Allahü teâlâdan gelene râzı olmak

Bir işi yapıp yapmamaya gücü yetmeye kudret, yapmayı veyâ yapmamayı tercîh etmeye, seçmeye ihtiyâr, istemek denir. İhtiyâr olunanı yapmayı dilemeye irâde, dilemek denir. Bir işi kabûl etmeye, karşı gelmemeye ise, rızâ, beğenmek denir.
Rızâ; Allahü teâlâdan gelen her şeye râzı olmak demektir. Allahü teâlâdan bir felâket gelse, ona da rızâ göstermek, kimseye şikâyet etmemektir. Belâlara sabretmek, ni’metlere şükretmek lâzımdır. Bu, her insanın yapabileceği bir iş değildir. Fakat, bunu yapabilen, büyük bir insandır. Böyle insanlarda, Peygamberlere  mahsûs sabır ve tahammül var demektir. Allahü teâlânın büyüklüğüne inandığı derecede insan, bu tahammülü ve bu rızâyı gösterebilir. Gıbta edilecek bir meziyettir. Eshâb-ı kiramdan Enes bin Mâlik hazretleri şöyle anlatır: “Zeyd bin Erkam hazretlerinin gözü ağrıyordu. Ona geçmiş olsun ziyâretine gittim. Resûlullah efendimiz de orada idi. Mübârek elleriyle Zeyd bin Erkam hazretlerinin iki gözünü açtı, ağzının suyundan koydu ve;
-Senin için bir sıkıntı kalmadı buyurdu. Gözleri hemen iyileşti. Sabâhleyin Resûlullah efendimizin huzûruna gidince;
-Ey Zeyd, gözlerinin ağrısı devâm etseydi ne yapardın? diye sordular.
-Yâ Resûlallah, sabrederdim ve Allahü teâlânın takdîrine rızâ göstererek netîceyi beklerdim, dedi. Bunun üzerine Resûlullah efendimiz;
-Cânım kudretinde olan Allahü teâlâ için, eğer senin gözlerin o hâlde kalsaydı ve sen sabretseydin affedilmiş olarak Allahü teâlâya kavuşurdun, buyurdu.”
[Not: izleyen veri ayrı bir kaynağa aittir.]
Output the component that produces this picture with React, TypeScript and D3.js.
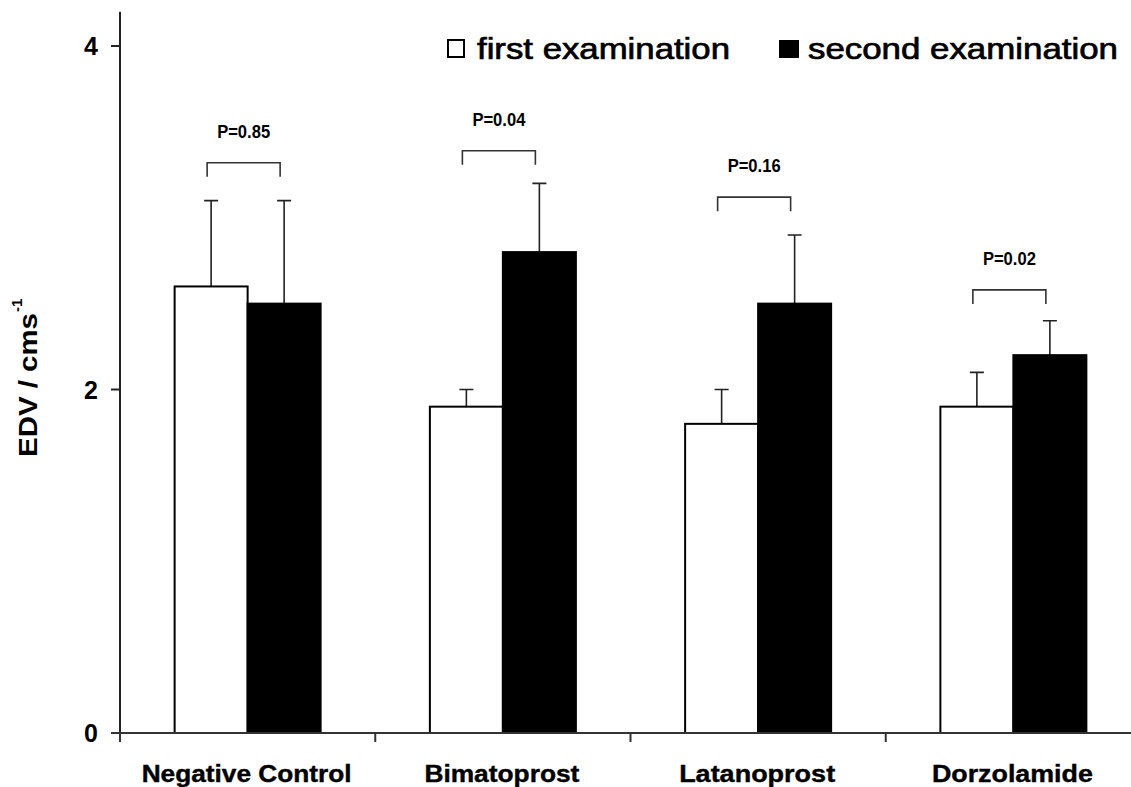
import React, { useEffect, useRef } from "react";
import * as d3 from "d3";

const categories = ["Negative Control", "Bimatoprost", "Latanoprost", "Dorzolamide"];
const series = ["first examination", "second examination"];
const firstMean = [2.6, 1.9, 1.8, 1.9];
const firstSD = [0.5, 0.1, 0.2, 0.2];
const secondMean = [2.5, 2.8, 2.5, 2.2];
const secondSD = [0.6, 0.4, 0.4, 0.2];
const pLabels = ["P=0.85", "P=0.04", "P=0.16", "P=0.02"];
const bracketLevel = [3.32, 3.39, 3.12, 2.58];
const yTicks = [0, 2, 4];

const WIDTH = 1131;
const HEIGHT = 787;
const FONT = "'Liberation Sans', Arial, sans-serif";

export default function App() {
  const ref = useRef<SVGSVGElement | null>(null);

  useEffect(() => {
    const svg = d3.select(ref.current);
    svg.selectAll("*").remove();

    const x0 = d3.scaleBand<string>().domain(categories).range([120, 1141]).padding(0);
    const barW = 73;
    const x1 = d3
      .scaleBand<string>()
      .domain(series)
      .range([x0.bandwidth() / 2 - barW, x0.bandwidth() / 2 + barW])
      .padding(0);
    const y = d3.scaleLinear().domain([0, 4]).range([733, 46]);

    const rows = categories.map((c, i) => ({
      cat: c,
      bars: [
        { s: series[0], mean: firstMean[i], sd: firstSD[i], fill: "#fff" },
        { s: series[1], mean: secondMean[i], sd: secondSD[i], fill: "#000" },
      ],
      p: pLabels[i],
      level: bracketLevel[i],
    }));

    // bars + error bars
    const groups = svg
      .selectAll(".grp")
      .data(rows)
      .enter()
      .append("g")
      .attr("class", "grp")
      .attr("transform", (d) => "translate(" + x0(d.cat) + ",0)");

    groups
      .selectAll(".err")
      .data((d) => d.bars)
      .enter()
      .append("path")
      .attr("class", "err")
      .attr("fill", "none")
      .attr("stroke", "#222")
      .attr("stroke-width", 1.6)
      .attr("d", (b) => {
        const cx = (x1(b.s) as number) + x1.bandwidth() / 2;
        const top = y(b.mean + b.sd);
        return `M${cx},${y(b.mean)}V${top}M${cx - 7},${top}H${cx + 7}`;
      });

    groups
      .selectAll(".bar")
      .data((d) => d.bars)
      .enter()
      .append("rect")
      .attr("class", "bar")
      .attr("x", (b) => x1(b.s) as number)
      .attr("width", x1.bandwidth())
      .attr("y", (b) => y(b.mean))
      .attr("height", (b) => y(0) - y(b.mean))
      .attr("fill", (b) => b.fill)
      .attr("stroke", "#000")
      .attr("stroke-width", 2);

    // significance brackets
    groups
      .append("path")
      .attr("fill", "none")
      .attr("stroke", "#333")
      .attr("stroke-width", 1.6)
      .attr("d", (d) => {
        const a = (x1(series[0]) as number) + x1.bandwidth() / 2 - 4;
        const b = (x1(series[1]) as number) + x1.bandwidth() / 2 - 4;
        const t = y(d.level);
        return `M${a},${t + 14}V${t}H${b}V${t + 14}`;
      });

    groups
      .append("text")
      .attr("x", x0.bandwidth() / 2 - 4)
      .attr("y", (d) => y(d.level) - 25)
      .attr("text-anchor", "middle")
      .attr("font-family", FONT)
      .attr("font-weight", "bold")
      .attr("font-size", 18)
      .attr("textLength", 53)
      .attr("lengthAdjust", "spacingAndGlyphs")
      .text((d) => d.p);

    // y axis
    const yAxis = svg.append("g");
    yAxis
      .append("line")
      .attr("x1", 120)
      .attr("x2", 120)
      .attr("y1", y(0))
      .attr("y2", y(4.2))
      .attr("stroke", "#222")
      .attr("stroke-width", 2);
    yAxis
      .selectAll(".ytick")
      .data(yTicks)
      .enter()
      .append("line")
      .attr("x1", 111)
      .attr("x2", 120)
      .attr("y1", (d) => y(d))
      .attr("y2", (d) => y(d))
      .attr("stroke", "#222")
      .attr("stroke-width", 2);
    yAxis
      .selectAll(".ylab")
      .data(yTicks)
      .enter()
      .append("text")
      .attr("x", 98)
      .attr("y", (d) => y(d))
      .attr("dy", "0.36em")
      .attr("text-anchor", "end")
      .attr("font-family", FONT)
      .attr("font-weight", "bold")
      .attr("font-size", 25)
      .text((d) => d);

    // x axis
    const xAxis = svg.append("g");
    xAxis
      .append("line")
      .attr("x1", 111)
      .attr("x2", 1141)
      .attr("y1", y(0))
      .attr("y2", y(0))
      .attr("stroke", "#333")
      .attr("stroke-width", 2);
    xAxis
      .selectAll(".xtick")
      .data(categories.concat(["end"]))
      .enter()
      .append("line")
      .attr("x1", (d, i) => 120 + i * x0.bandwidth())
      .attr("x2", (d, i) => 120 + i * x0.bandwidth())
      .attr("y1", y(0))
      .attr("y2", y(0) + 9)
      .attr("stroke", "#333")
      .attr("stroke-width", 2);
    const labW = [210, 155, 156, 161];
    xAxis
      .selectAll(".xlab")
      .data(categories)
      .enter()
      .append("text")
      .attr("x", (d) => (x0(d) as number) + x0.bandwidth() / 2 - 1)
      .attr("y", 782)
      .attr("text-anchor", "middle")
      .attr("font-family", FONT)
      .attr("font-weight", "bold")
      .attr("font-size", 24)
      .attr("stroke", "#000")
      .attr("stroke-width", 0.4)
      .attr("textLength", (d, i) => labW[i])
      .attr("lengthAdjust", "spacingAndGlyphs")
      .text((d) => d);

    // y label
    const yl = svg.append("g").attr("transform", "translate(37,457) rotate(-90)");
    yl.append("text")
      .attr("x", 0)
      .attr("y", 0)
      .attr("font-family", FONT)
      .attr("font-weight", "bold")
      .attr("font-size", 25)
      .attr("textLength", 144)
      .attr("lengthAdjust", "spacingAndGlyphs")
      .text("EDV / cms");
    yl.append("text")
      .attr("x", 145)
      .attr("y", -15)
      .attr("font-family", FONT)
      .attr("font-weight", "bold")
      .attr("font-size", 15)
      .text("-1");

    // legend
    const leg = svg.append("g");
    leg.append("rect")
      .attr("x", 448)
      .attr("y", 40)
      .attr("width", 16)
      .attr("height", 17)
      .attr("fill", "#fff")
      .attr("stroke", "#000")
      .attr("stroke-width", 2);
    leg.append("text")
      .attr("x", 477)
      .attr("y", 59)
      .attr("font-family", FONT)
      .attr("font-size", 29)
      .attr("stroke", "#000")
      .attr("stroke-width", 0.7)
      .attr("textLength", 253)
      .attr("lengthAdjust", "spacingAndGlyphs")
      .text(series[0]);
    leg.append("rect")
      .attr("x", 779)
      .attr("y", 40)
      .attr("width", 20)
      .attr("height", 18)
      .attr("fill", "#000");
    leg.append("text")
      .attr("x", 808)
      .attr("y", 59)
      .attr("font-family", FONT)
      .attr("font-size", 29)
      .attr("stroke", "#000")
      .attr("stroke-width", 0.7)
      .attr("textLength", 310)
      .attr("lengthAdjust", "spacingAndGlyphs")
      .text(series[1]);
  }, []);

  return (
    <svg
      ref={ref}
      width={WIDTH}
      height={HEIGHT}
      style={{ position: "absolute", left: 0, top: 0, background: "#fff" }}
    />
  );
}
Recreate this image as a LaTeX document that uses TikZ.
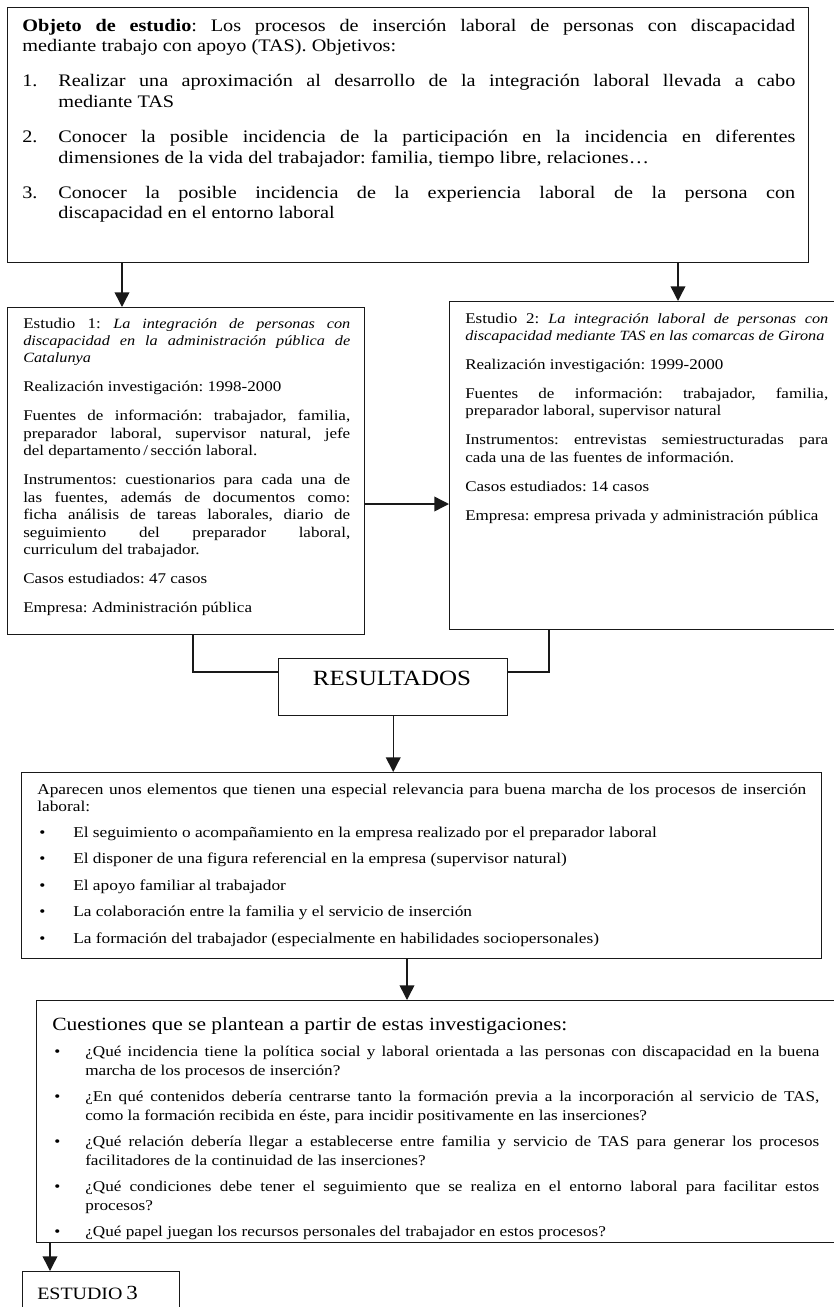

Ebû Müslim Havlânî hazretleri zaman zaman; “Benim en güzel şekilde yetişip büyüyen çok tatlı bir evlâdım olsa ve en tatlı zamanında vefât etse, benden alınsa, bu Allahü teâlânın takdîri ile olduğu için buna râzı olmak bana dünyâdan ve dünyâdaki şeylerden daha hayırlıdır” buyururdu.
Ali Yeşrûtî hazretleri, yollarının esâsını; “Gizli, açık, her yer ve her durumda Allahü teâlâdan korkmak, her işinde Peygamber efendimizin ve Eshâb-ı kirâmın gösterdiği yola uyup bid’atlerden, sapıklıklardan sakınmak, bollukta, darlıkta kimseden bir şey beklememek, aza, çoğa râzı olmak, sevinçli ve kederli günlerde cenâb-ı Hakka sığınmak” diye ifâde etmişlerdir.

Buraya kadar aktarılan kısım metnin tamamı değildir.